#### WHAT NEEDS TO BE DONE:
Repeat the material below exactly, with no pictures.

#### MATERIAL PROVIDED:

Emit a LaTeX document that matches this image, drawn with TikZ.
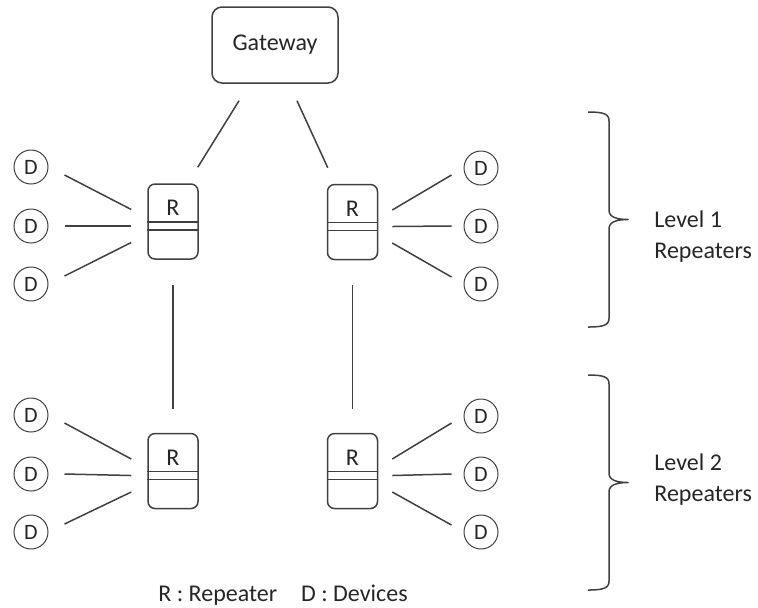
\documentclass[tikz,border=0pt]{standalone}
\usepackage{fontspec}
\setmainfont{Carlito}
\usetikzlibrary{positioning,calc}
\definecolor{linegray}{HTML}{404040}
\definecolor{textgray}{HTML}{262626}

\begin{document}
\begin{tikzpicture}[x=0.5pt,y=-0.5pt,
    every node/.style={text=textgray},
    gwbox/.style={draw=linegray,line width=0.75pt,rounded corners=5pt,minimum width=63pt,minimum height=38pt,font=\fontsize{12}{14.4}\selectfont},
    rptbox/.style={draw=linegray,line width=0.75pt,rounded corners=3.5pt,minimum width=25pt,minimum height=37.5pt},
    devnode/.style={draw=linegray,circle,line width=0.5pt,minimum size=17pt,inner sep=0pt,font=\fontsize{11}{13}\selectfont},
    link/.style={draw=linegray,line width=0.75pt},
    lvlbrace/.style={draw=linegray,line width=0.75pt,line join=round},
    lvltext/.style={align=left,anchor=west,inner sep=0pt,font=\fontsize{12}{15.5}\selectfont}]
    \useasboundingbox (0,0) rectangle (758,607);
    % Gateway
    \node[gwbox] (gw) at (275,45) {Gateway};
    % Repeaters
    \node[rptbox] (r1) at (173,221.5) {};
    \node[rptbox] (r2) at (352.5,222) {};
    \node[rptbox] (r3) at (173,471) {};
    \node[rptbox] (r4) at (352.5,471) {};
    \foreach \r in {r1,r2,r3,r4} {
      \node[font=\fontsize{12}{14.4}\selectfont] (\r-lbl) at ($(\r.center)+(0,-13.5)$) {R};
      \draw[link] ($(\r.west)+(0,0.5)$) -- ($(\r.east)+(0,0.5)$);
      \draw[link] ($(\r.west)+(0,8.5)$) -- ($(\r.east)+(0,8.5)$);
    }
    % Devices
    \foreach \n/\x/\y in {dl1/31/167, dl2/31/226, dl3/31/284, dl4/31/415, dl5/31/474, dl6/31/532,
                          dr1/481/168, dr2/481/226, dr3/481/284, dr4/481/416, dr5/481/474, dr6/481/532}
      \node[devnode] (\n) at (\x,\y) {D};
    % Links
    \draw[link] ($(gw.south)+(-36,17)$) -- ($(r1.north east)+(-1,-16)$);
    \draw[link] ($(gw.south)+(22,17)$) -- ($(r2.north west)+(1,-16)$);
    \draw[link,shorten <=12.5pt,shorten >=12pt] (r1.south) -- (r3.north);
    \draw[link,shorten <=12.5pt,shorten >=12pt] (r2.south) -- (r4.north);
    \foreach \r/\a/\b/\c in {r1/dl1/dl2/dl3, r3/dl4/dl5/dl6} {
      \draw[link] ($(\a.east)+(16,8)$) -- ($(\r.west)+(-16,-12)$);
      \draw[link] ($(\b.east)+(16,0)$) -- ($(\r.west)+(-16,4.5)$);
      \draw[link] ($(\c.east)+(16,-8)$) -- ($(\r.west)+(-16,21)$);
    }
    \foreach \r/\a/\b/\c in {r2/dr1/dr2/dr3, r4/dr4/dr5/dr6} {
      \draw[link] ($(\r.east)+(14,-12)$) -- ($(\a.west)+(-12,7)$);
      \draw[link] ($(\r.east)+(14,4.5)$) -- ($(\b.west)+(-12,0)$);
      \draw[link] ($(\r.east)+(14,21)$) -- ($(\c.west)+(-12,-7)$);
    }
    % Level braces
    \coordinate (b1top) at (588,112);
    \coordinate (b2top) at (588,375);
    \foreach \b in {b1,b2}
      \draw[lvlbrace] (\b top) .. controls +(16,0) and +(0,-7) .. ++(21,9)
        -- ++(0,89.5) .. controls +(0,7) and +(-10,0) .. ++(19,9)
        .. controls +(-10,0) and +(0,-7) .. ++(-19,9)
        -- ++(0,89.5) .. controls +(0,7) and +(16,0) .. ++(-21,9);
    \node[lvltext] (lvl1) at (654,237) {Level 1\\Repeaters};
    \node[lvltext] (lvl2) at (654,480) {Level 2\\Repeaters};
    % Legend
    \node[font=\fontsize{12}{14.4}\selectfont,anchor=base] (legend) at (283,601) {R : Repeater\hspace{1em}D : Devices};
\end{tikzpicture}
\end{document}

#### ANSWER TO THIS EXERCISE:
Emit a LaTeX document that matches this image, drawn with TikZ.
\documentclass[tikz,border=0pt]{standalone}
\usepackage{fontspec}
\setmainfont{Carlito}
\usetikzlibrary{positioning,calc}
\definecolor{linegray}{HTML}{404040}
\definecolor{textgray}{HTML}{262626}

\begin{document}
\begin{tikzpicture}[x=0.5pt,y=-0.5pt,
    every node/.style={text=textgray},
    gwbox/.style={draw=linegray,line width=0.75pt,rounded corners=5pt,minimum width=63pt,minimum height=38pt,font=\fontsize{12}{14.4}\selectfont},
    rptbox/.style={draw=linegray,line width=0.75pt,rounded corners=3.5pt,minimum width=25pt,minimum height=37.5pt},
    devnode/.style={draw=linegray,circle,line width=0.5pt,minimum size=17pt,inner sep=0pt,font=\fontsize{11}{13}\selectfont},
    link/.style={draw=linegray,line width=0.75pt},
    lvlbrace/.style={draw=linegray,line width=0.75pt,line join=round},
    lvltext/.style={align=left,anchor=west,inner sep=0pt,font=\fontsize{12}{15.5}\selectfont}]
    \useasboundingbox (0,0) rectangle (758,607);
    % Gateway
    \node[gwbox] (gw) at (275,45) {Gateway};
    % Repeaters
    \node[rptbox] (r1) at (173,221.5) {};
    \node[rptbox] (r2) at (352.5,222) {};
    \node[rptbox] (r3) at (173,471) {};
    \node[rptbox] (r4) at (352.5,471) {};
    \foreach \r in {r1,r2,r3,r4} {
      \node[font=\fontsize{12}{14.4}\selectfont] (\r-lbl) at ($(\r.center)+(0,-13.5)$) {R};
      \draw[link] ($(\r.west)+(0,0.5)$) -- ($(\r.east)+(0,0.5)$);
      \draw[link] ($(\r.west)+(0,8.5)$) -- ($(\r.east)+(0,8.5)$);
    }
    % Devices
    \foreach \n/\x/\y in {dl1/31/167, dl2/31/226, dl3/31/284, dl4/31/415, dl5/31/474, dl6/31/532,
                          dr1/481/168, dr2/481/226, dr3/481/284, dr4/481/416, dr5/481/474, dr6/481/532}
      \node[devnode] (\n) at (\x,\y) {D};
    % Links
    \draw[link] ($(gw.south)+(-36,17)$) -- ($(r1.north east)+(-1,-16)$);
    \draw[link] ($(gw.south)+(22,17)$) -- ($(r2.north west)+(1,-16)$);
    \draw[link,shorten <=12.5pt,shorten >=12pt] (r1.south) -- (r3.north);
    \draw[link,shorten <=12.5pt,shorten >=12pt] (r2.south) -- (r4.north);
    \foreach \r/\a/\b/\c in {r1/dl1/dl2/dl3, r3/dl4/dl5/dl6} {
      \draw[link] ($(\a.east)+(16,8)$) -- ($(\r.west)+(-16,-12)$);
      \draw[link] ($(\b.east)+(16,0)$) -- ($(\r.west)+(-16,4.5)$);
      \draw[link] ($(\c.east)+(16,-8)$) -- ($(\r.west)+(-16,21)$);
    }
    \foreach \r/\a/\b/\c in {r2/dr1/dr2/dr3, r4/dr4/dr5/dr6} {
      \draw[link] ($(\r.east)+(14,-12)$) -- ($(\a.west)+(-12,7)$);
      \draw[link] ($(\r.east)+(14,4.5)$) -- ($(\b.west)+(-12,0)$);
      \draw[link] ($(\r.east)+(14,21)$) -- ($(\c.west)+(-12,-7)$);
    }
    % Level braces
    \coordinate (b1top) at (588,112);
    \coordinate (b2top) at (588,375);
    \foreach \b in {b1,b2}
      \draw[lvlbrace] (\b top) .. controls +(16,0) and +(0,-7) .. ++(21,9)
        -- ++(0,89.5) .. controls +(0,7) and +(-10,0) .. ++(19,9)
        .. controls +(-10,0) and +(0,-7) .. ++(-19,9)
        -- ++(0,89.5) .. controls +(0,7) and +(16,0) .. ++(-21,9);
    \node[lvltext] (lvl1) at (654,237) {Level 1\\Repeaters};
    \node[lvltext] (lvl2) at (654,480) {Level 2\\Repeaters};
    % Legend
    \node[font=\fontsize{12}{14.4}\selectfont,anchor=base] (legend) at (283,601) {R : Repeater\hspace{1em}D : Devices};
\end{tikzpicture}
\end{document}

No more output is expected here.